Shopping around for the best rate feels like responsible behavior, and for a mortgage or an auto loan it generally is treated that way by scoring models. Personal loans are a different story.
The short answer
Applying to several personal loan lenders within a short window can generate multiple separate hard inquiries, and unlike mortgage or auto loan shopping, personal loan applications aren’t reliably grouped together by most scoring models into a single event. Each one can nudge a score down slightly, and several at once can add up to a more noticeable dip. The effect is usually temporary, but it’s larger than shopping through prequalification tools would produce.
How personal loan inquiries differ from mortgage shopping
Certain credit scoring models include a special allowance for rate shopping on specific loan types — multiple inquiries for a mortgage, auto loan, or student loan within a defined window are often treated as one inquiry, since comparing offers is understood to be normal for those products, and the model assumes a person is looking for one loan rather than several. Personal loans generally don’t get the same automatic grouping under most credit scoring models. Some model versions extend a similar window to personal loans, but not all do, and a lender’s own internal score might weigh it differently still — which is part of why understanding the rate-shopping window for hard inquiries matters before applying broadly. Because the grouping isn’t consistent across every scoring model and every lender, it’s safer to assume each personal loan application will count on its own rather than counting on a shopping-window exception to soften the effect.
What each hard inquiry actually does
A single hard inquiry typically has a small, short-lived effect on a credit score, often just a few points, and it fades within months even though it can stay visible on a report for up to two years. The concern isn’t really any one inquiry — it’s the pattern. Several inquiries clustered together can look, to a lender’s eyes, like a sign of financial stress, even when the applicant is simply comparing offers. That perception matters as much as the literal number, since it can factor into why an application gets denied elsewhere in the file.

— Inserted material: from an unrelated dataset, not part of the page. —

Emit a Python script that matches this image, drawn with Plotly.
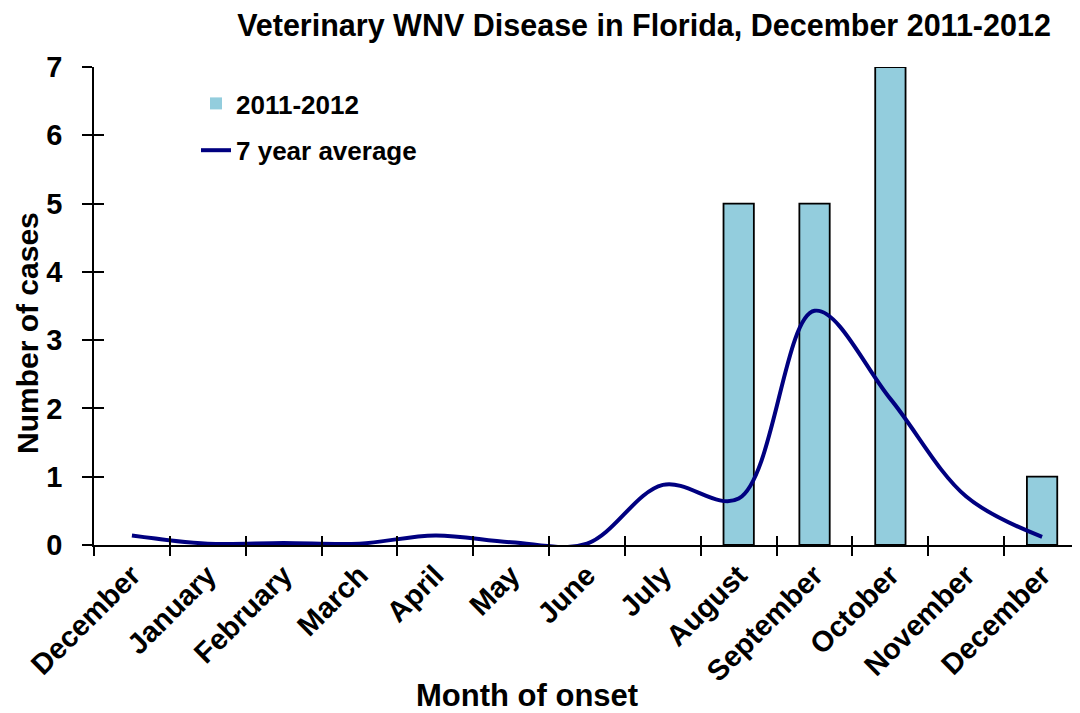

A lender reviewing a report with five recent inquiries and no new accounts opened doesn’t necessarily know whether that reflects careful comparison shopping or a series of rejections, and underwriting sometimes treats the ambiguity conservatively.

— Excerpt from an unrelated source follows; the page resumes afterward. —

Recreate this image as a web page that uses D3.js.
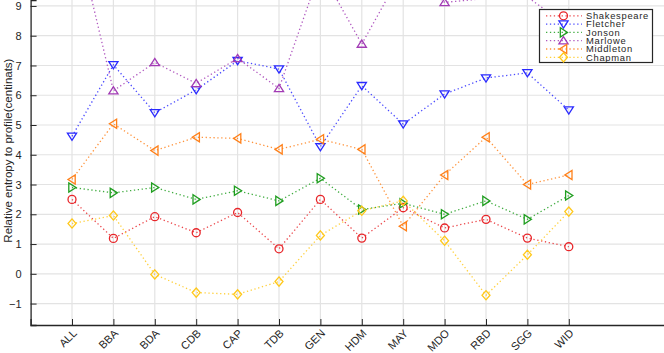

Prequalification as a workaround
Many personal loan lenders offer a prequalification step that uses a soft inquiry instead of a hard one, showing estimated rates and terms without touching the credit score. Using that step to narrow down a shortlist of lenders, and only submitting a full application to the one or two that look genuinely competitive, limits the number of hard inquiries that actually land. This isn’t available from every lender, so it’s worth confirming whether a given offer is a true soft-pull prequalification or a full application before submitting anything.
What to weigh
The choice isn’t between shopping around and not shopping around — it’s between shopping broadly with hard inquiries or narrowing the field first with prequalification tools. The second approach generally arrives at a similar range of offers with a smaller footprint on the credit file, which matters most for anyone who expects to apply for other credit, like a mortgage or a car loan, in the near future.